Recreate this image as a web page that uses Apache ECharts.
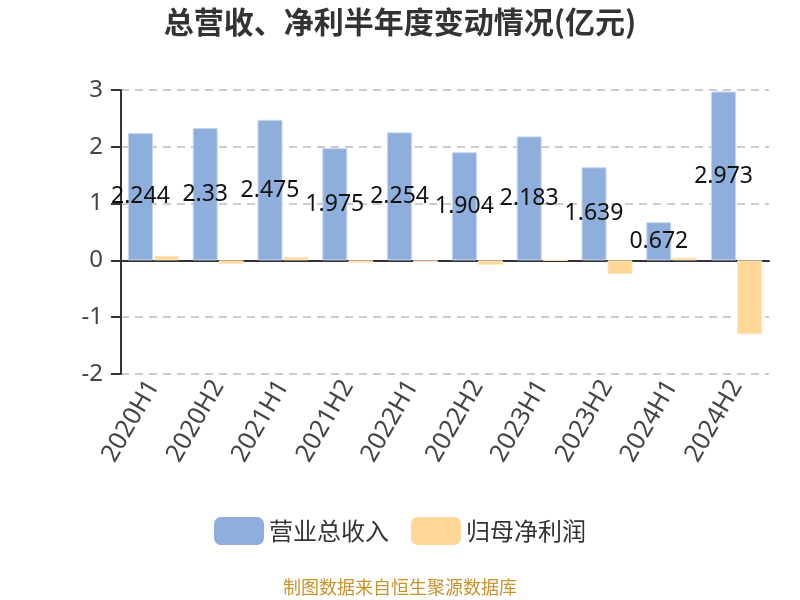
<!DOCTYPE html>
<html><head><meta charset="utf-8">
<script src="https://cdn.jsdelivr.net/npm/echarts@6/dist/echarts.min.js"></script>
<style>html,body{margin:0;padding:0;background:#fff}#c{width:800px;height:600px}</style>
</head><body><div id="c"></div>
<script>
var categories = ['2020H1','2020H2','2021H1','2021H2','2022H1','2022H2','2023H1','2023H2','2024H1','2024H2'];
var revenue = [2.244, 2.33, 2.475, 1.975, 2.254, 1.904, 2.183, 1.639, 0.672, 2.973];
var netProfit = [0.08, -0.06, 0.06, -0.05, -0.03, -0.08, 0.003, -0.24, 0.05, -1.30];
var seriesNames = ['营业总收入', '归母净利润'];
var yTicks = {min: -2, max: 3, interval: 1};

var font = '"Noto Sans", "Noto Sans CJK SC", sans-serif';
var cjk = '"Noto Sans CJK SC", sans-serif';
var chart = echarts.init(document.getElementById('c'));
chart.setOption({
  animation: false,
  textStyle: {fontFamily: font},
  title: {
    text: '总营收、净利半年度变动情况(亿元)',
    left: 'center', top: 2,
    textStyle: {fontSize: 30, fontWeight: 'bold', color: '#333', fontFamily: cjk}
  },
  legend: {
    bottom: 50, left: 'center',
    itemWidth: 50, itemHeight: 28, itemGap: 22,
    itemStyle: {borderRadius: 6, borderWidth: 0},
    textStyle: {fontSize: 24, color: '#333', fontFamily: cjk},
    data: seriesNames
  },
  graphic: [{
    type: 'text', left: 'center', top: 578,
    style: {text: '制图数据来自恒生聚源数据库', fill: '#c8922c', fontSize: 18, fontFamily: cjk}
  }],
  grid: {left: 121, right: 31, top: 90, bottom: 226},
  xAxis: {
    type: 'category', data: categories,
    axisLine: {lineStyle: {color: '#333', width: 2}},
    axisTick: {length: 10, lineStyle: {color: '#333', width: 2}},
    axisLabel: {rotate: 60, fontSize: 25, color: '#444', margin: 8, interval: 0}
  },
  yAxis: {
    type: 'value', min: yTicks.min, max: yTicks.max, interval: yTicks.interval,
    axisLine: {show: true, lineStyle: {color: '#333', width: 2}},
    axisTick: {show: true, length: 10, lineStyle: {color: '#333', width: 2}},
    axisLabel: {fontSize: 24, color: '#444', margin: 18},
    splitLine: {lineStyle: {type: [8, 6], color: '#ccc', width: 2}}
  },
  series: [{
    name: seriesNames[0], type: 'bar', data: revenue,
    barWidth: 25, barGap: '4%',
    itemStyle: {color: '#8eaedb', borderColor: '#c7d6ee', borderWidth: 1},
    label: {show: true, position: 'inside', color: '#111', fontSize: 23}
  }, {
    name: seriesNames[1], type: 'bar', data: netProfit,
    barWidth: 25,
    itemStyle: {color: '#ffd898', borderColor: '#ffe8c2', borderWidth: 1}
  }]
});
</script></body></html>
::::::::
### What you have to do
Using the data above, print every line exactly, omitting pictures.

### Solution
Recreate this image as a web page that uses Apache ECharts.
<!DOCTYPE html>
<html><head><meta charset="utf-8">
<script src="https://cdn.jsdelivr.net/npm/echarts@6/dist/echarts.min.js"></script>
<style>html,body{margin:0;padding:0;background:#fff}#c{width:800px;height:600px}</style>
</head><body><div id="c"></div>
<script>
var categories = ['2020H1','2020H2','2021H1','2021H2','2022H1','2022H2','2023H1','2023H2','2024H1','2024H2'];
var revenue = [2.244, 2.33, 2.475, 1.975, 2.254, 1.904, 2.183, 1.639, 0.672, 2.973];
var netProfit = [0.08, -0.06, 0.06, -0.05, -0.03, -0.08, 0.003, -0.24, 0.05, -1.30];
var seriesNames = ['营业总收入', '归母净利润'];
var yTicks = {min: -2, max: 3, interval: 1};

var font = '"Noto Sans", "Noto Sans CJK SC", sans-serif';
var cjk = '"Noto Sans CJK SC", sans-serif';
var chart = echarts.init(document.getElementById('c'));
chart.setOption({
  animation: false,
  textStyle: {fontFamily: font},
  title: {
    text: '总营收、净利半年度变动情况(亿元)',
    left: 'center', top: 2,
    textStyle: {fontSize: 30, fontWeight: 'bold', color: '#333', fontFamily: cjk}
  },
  legend: {
    bottom: 50, left: 'center',
    itemWidth: 50, itemHeight: 28, itemGap: 22,
    itemStyle: {borderRadius: 6, borderWidth: 0},
    textStyle: {fontSize: 24, color: '#333', fontFamily: cjk},
    data: seriesNames
  },
  graphic: [{
    type: 'text', left: 'center', top: 578,
    style: {text: '制图数据来自恒生聚源数据库', fill: '#c8922c', fontSize: 18, fontFamily: cjk}
  }],
  grid: {left: 121, right: 31, top: 90, bottom: 226},
  xAxis: {
    type: 'category', data: categories,
    axisLine: {lineStyle: {color: '#333', width: 2}},
    axisTick: {length: 10, lineStyle: {color: '#333', width: 2}},
    axisLabel: {rotate: 60, fontSize: 25, color: '#444', margin: 8, interval: 0}
  },
  yAxis: {
    type: 'value', min: yTicks.min, max: yTicks.max, interval: yTicks.interval,
    axisLine: {show: true, lineStyle: {color: '#333', width: 2}},
    axisTick: {show: true, length: 10, lineStyle: {color: '#333', width: 2}},
    axisLabel: {fontSize: 24, color: '#444', margin: 18},
    splitLine: {lineStyle: {type: [8, 6], color: '#ccc', width: 2}}
  },
  series: [{
    name: seriesNames[0], type: 'bar', data: revenue,
    barWidth: 25, barGap: '4%',
    itemStyle: {color: '#8eaedb', borderColor: '#c7d6ee', borderWidth: 1},
    label: {show: true, position: 'inside', color: '#111', fontSize: 23}
  }, {
    name: seriesNames[1], type: 'bar', data: netProfit,
    barWidth: 25,
    itemStyle: {color: '#ffd898', borderColor: '#ffe8c2', borderWidth: 1}
  }]
});
</script></body></html>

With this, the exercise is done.